====== Information shown ======
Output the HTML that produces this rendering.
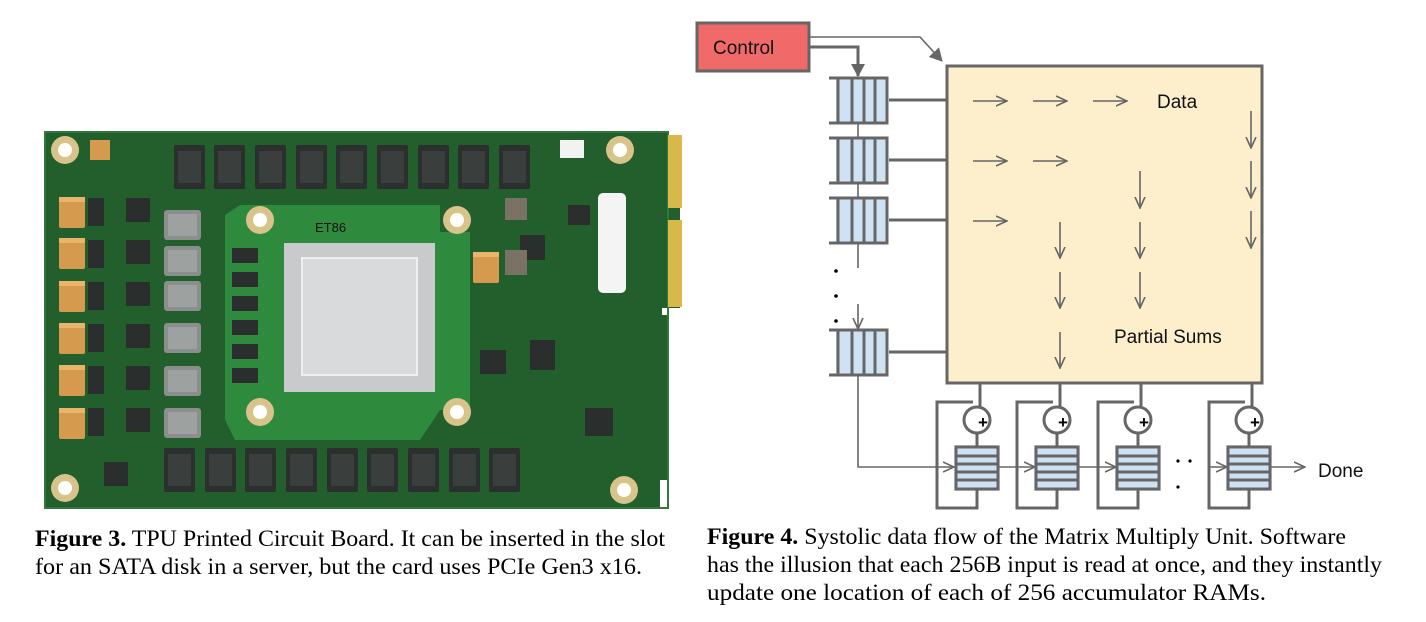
<!DOCTYPE html>
<html><head><meta charset="utf-8"><style>
html,body{margin:0;padding:0;background:#fff;}
svg{display:block;}
.cap{font-family:"Liberation Serif",serif;font-size:23px;fill:#000;}
.lbl{font-family:"Liberation Sans",sans-serif;font-size:19px;fill:#111;}
</style></head><body>
<svg width="1426" height="622" viewBox="0 0 1426 622" xmlns="http://www.w3.org/2000/svg">
<defs>
<marker id="ab" markerWidth="14" markerHeight="14" refX="12" refY="7" orient="auto" markerUnits="userSpaceOnUse"><path d="M0,0 L13,7 L0,14 Z" fill="#666"/></marker>
<marker id="ao" markerWidth="12" markerHeight="12" refX="11" refY="6" orient="auto" markerUnits="userSpaceOnUse"><path d="M0,1 L11,6 L0,11" fill="none" stroke="#666" stroke-width="1.6"/></marker>
<g id="mem"><rect width="31" height="44" fill="#2b2f2e" rx="2"/><rect x="4" y="6" width="23" height="32" fill="#3a3e3c"/></g>
<g id="ind"><rect width="37" height="30" fill="#8a8e8c" rx="3"/><rect x="4" y="4" width="29" height="22" fill="#9da19f"/></g>
<g id="tan"><rect width="26" height="31" fill="#d69a4e" rx="2"/><rect x="0" y="0" width="26" height="5" fill="#e8b56a"/></g>
<g id="hole"><circle r="14" fill="#d8c48a"/><circle r="7" fill="#fff"/></g>
<g id="q"><rect x="836" y="0" width="50" height="45" fill="#cfe2f3"/>
<path d="M829,0 H887 V45 H829 M838,0 V45 M852,0 V45 M864,0 V45 M875,0 V45" fill="none" stroke="#666" stroke-width="3"/></g>
<g id="acc">
<rect x="-23" y="25" width="46" height="46" fill="#cfe2f3" opacity="0.7"/>
<rect x="-21" y="27" width="42" height="42" fill="#cfe2f3" stroke="#666" stroke-width="3"/>
<path d="M-21,36 H21 M-21,44 H21 M-21,52 H21 M-21,60 H21" stroke="#666" stroke-width="3"/>
<circle cx="0" cy="0" r="13" fill="#fff" stroke="#666" stroke-width="3"/>
<text x="1" y="8" font-family="Liberation Sans,sans-serif" font-weight="bold" font-size="17" fill="#000">+</text>
<path d="M3,-37 V-13 M0,13 V27 M-4,-18 H-40 V88 H0 V69" fill="none" stroke="#666" stroke-width="3"/>
</g>
</defs>

<!-- PCB -->
<path d="M45,132 H668 V136 H680 V308 H662 V315 H668 V480 H660 V508 H45 Z" fill="#225f2d"/>
<path d="M45,132 H668 V508 H45 Z" fill="none" stroke="#2f7a3a" stroke-width="2"/>
<rect x="668" y="135" width="14" height="73" fill="#d9b84a"/>
<rect x="668" y="220" width="14" height="87" fill="#d9b84a"/>
<path d="M240,205 H440 V232 H470 V410 H440 L420,440 H235 L225,420 V215 Z" fill="#2e8a3c"/>
<rect x="90" y="140" width="20" height="20" fill="#d69a4e"/>
<g>
<use href="#mem" x="174" y="145"/><use href="#mem" x="214" y="145"/><use href="#mem" x="255" y="145"/><use href="#mem" x="296" y="145"/><use href="#mem" x="336" y="145"/><use href="#mem" x="377" y="145"/><use href="#mem" x="418" y="145"/><use href="#mem" x="458" y="145"/><use href="#mem" x="499" y="145"/>
<use href="#mem" x="164" y="448"/><use href="#mem" x="205" y="448"/><use href="#mem" x="245" y="448"/><use href="#mem" x="286" y="448"/><use href="#mem" x="327" y="448"/><use href="#mem" x="367" y="448"/><use href="#mem" x="408" y="448"/><use href="#mem" x="449" y="448"/><use href="#mem" x="489" y="448"/>
</g>
<g>
<use href="#tan" x="59" y="197"/><use href="#tan" x="59" y="238"/><use href="#tan" x="59" y="281"/><use href="#tan" x="59" y="323"/><use href="#tan" x="59" y="365"/><use href="#tan" x="59" y="408"/>
<use href="#tan" x="473" y="252"/>
</g>
<g fill="#2a2e2d">
<rect x="88" y="198" width="16" height="28"/><rect x="88" y="240" width="16" height="28"/><rect x="88" y="282" width="16" height="28"/><rect x="88" y="324" width="16" height="28"/><rect x="88" y="366" width="16" height="28"/><rect x="88" y="408" width="16" height="28"/>
<rect x="126" y="198" width="24" height="24"/><rect x="126" y="240" width="24" height="24"/><rect x="126" y="282" width="24" height="24"/><rect x="126" y="324" width="24" height="24"/><rect x="126" y="366" width="24" height="24"/><rect x="126" y="408" width="24" height="24"/>
<rect x="232" y="248" width="26" height="15"/><rect x="232" y="272" width="26" height="15"/><rect x="232" y="296" width="26" height="15"/><rect x="232" y="320" width="26" height="15"/><rect x="232" y="344" width="26" height="15"/><rect x="232" y="368" width="26" height="15"/>
<rect x="520" y="235" width="25" height="25"/><rect x="530" y="340" width="25" height="30"/><rect x="585" y="408" width="28" height="28"/><rect x="568" y="205" width="22" height="20"/><rect x="104" y="462" width="24" height="24"/><rect x="480" y="350" width="26" height="24"/>
</g>
<g><use href="#ind" x="164" y="210"/><use href="#ind" x="164" y="246"/><use href="#ind" x="164" y="281"/><use href="#ind" x="164" y="323"/><use href="#ind" x="164" y="366"/><use href="#ind" x="164" y="408"/></g>
<rect x="505" y="198" width="22" height="22" fill="#7a7264"/><rect x="505" y="250" width="22" height="25" fill="#7a7264"/>
<rect x="284" y="243" width="151" height="149" fill="#c8cacb"/>
<rect x="302" y="258" width="115" height="117" fill="#d8dadb" stroke="#eef0f0" stroke-width="2"/>
<text x="315" y="232" font-family="Liberation Sans,sans-serif" font-size="13" fill="#111">ET86</text>
<rect x="598" y="193" width="28" height="100" rx="5" fill="#f4f4f4"/>
<rect x="560" y="140" width="24" height="18" fill="#f2f2f2"/>
<use href="#hole" x="65" y="150"/><use href="#hole" x="620" y="150"/><use href="#hole" x="65" y="488"/><use href="#hole" x="624" y="490"/>
<use href="#hole" x="260" y="220"/><use href="#hole" x="457" y="220"/><use href="#hole" x="260" y="412"/><use href="#hole" x="457" y="412"/>

<!-- Control -->
<rect x="697" y="23" width="112" height="48" fill="#f16a6a" stroke="#666" stroke-width="3"/>
<text x="713" y="54" class="lbl" font-size="20">Control</text>
<path d="M810,47 H858 V76" fill="none" stroke="#666" stroke-width="3" marker-end="url(#ab)"/>
<path d="M810,37 H920 L942,61" fill="none" stroke="#666" stroke-width="1.6" marker-end="url(#ab)"/>

<!-- queues -->
<use href="#q" y="78"/><use href="#q" y="138"/><use href="#q" y="198"/><use href="#q" y="330"/>
<path d="M889,100 H947 M889,160 H947 M889,220 H947 M889,352 H947" stroke="#666" stroke-width="3"/>
<path d="M858,124 V137 M858,184 V197 M858,244 V268 M858,304 V329" stroke="#666" stroke-width="1.6" marker-end="url(#ao)"/>
<circle cx="836" cy="271" r="1.8" fill="#000"/><circle cx="836" cy="296" r="1.8" fill="#000"/><circle cx="836" cy="321" r="1.8" fill="#000"/>

<!-- big box -->
<rect x="947" y="66" width="315" height="317" fill="#fdefcc" stroke="#666" stroke-width="3"/>
<g stroke="#666" stroke-width="1.6" fill="none" marker-end="url(#ao)">
<path d="M973,101 H1007"/><path d="M1033,101 H1067"/><path d="M1093,101 H1127"/>
<path d="M973,161 H1007"/><path d="M1033,161 H1067"/>
<path d="M973,221 H1007"/>
<path d="M1060,222 V258"/><path d="M1060,272 V308"/><path d="M1060,332 V368"/>
<path d="M1140,171 V208"/><path d="M1140,222 V258"/><path d="M1140,272 V308"/>
<path d="M1251,111 V148"/><path d="M1251,161 V198"/><path d="M1251,211 V248"/>
</g>
<text x="1157" y="108" class="lbl">Data</text>
<text x="1114" y="343" class="lbl">Partial Sums</text>

<!-- accumulators -->
<g transform="translate(977,420)"><use href="#acc"/></g>
<g transform="translate(1057,420)"><use href="#acc"/></g>
<g transform="translate(1138,420)"><use href="#acc"/></g>
<g transform="translate(1249,420)"><use href="#acc"/></g>
<g stroke="#666" stroke-width="1.6" fill="none" marker-end="url(#ao)">
<path d="M858,376 V467 H954"/>
<path d="M999,467 H1035"/><path d="M1079,467 H1116"/><path d="M1209,467 H1227"/><path d="M1271,467 H1305"/>
</g>
<circle cx="1178" cy="461" r="1.6" fill="#000"/><circle cx="1190" cy="461" r="1.6" fill="#000"/><circle cx="1178" cy="487" r="1.6" fill="#000"/>
<text x="1318" y="477" class="lbl">Done</text>

<!-- captions -->
<text x="35" y="546" class="cap" textLength="630" lengthAdjust="spacingAndGlyphs"><tspan font-weight="bold">Figure 3.</tspan> TPU Printed Circuit Board. It can be inserted in the slot</text>
<text x="35" y="574" class="cap" textLength="607" lengthAdjust="spacingAndGlyphs">for an SATA disk in a server, but the card uses PCIe Gen3 x16.</text>
<text x="707" y="544" class="cap" textLength="639" lengthAdjust="spacingAndGlyphs"><tspan font-weight="bold">Figure 4.</tspan> Systolic data flow of the Matrix Multiply Unit. Software</text>
<text x="707" y="572" class="cap" textLength="675" lengthAdjust="spacingAndGlyphs">has the illusion that each 256B input is read at once, and they instantly</text>
<text x="707" y="600" class="cap" textLength="559" lengthAdjust="spacingAndGlyphs">update one location of each of 256 accumulator RAMs.</text>
</svg>
</body></html>
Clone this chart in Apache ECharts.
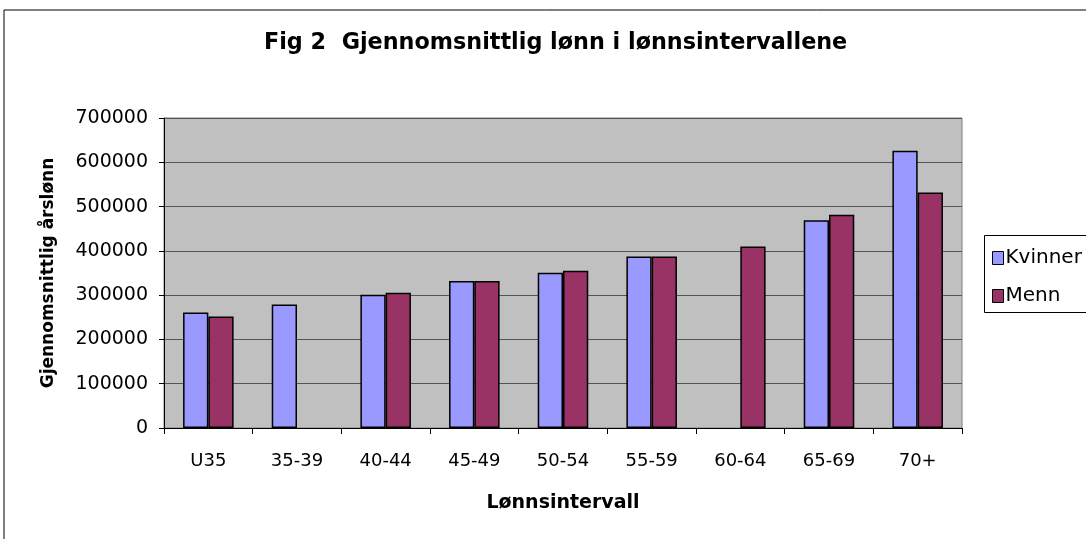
======
→ Requirement: Look through the material above and pick out each line holding the word "this".

→ Response to the exercise:
Output the HTML that produces this rendering.
Clone this chart in Apache ECharts.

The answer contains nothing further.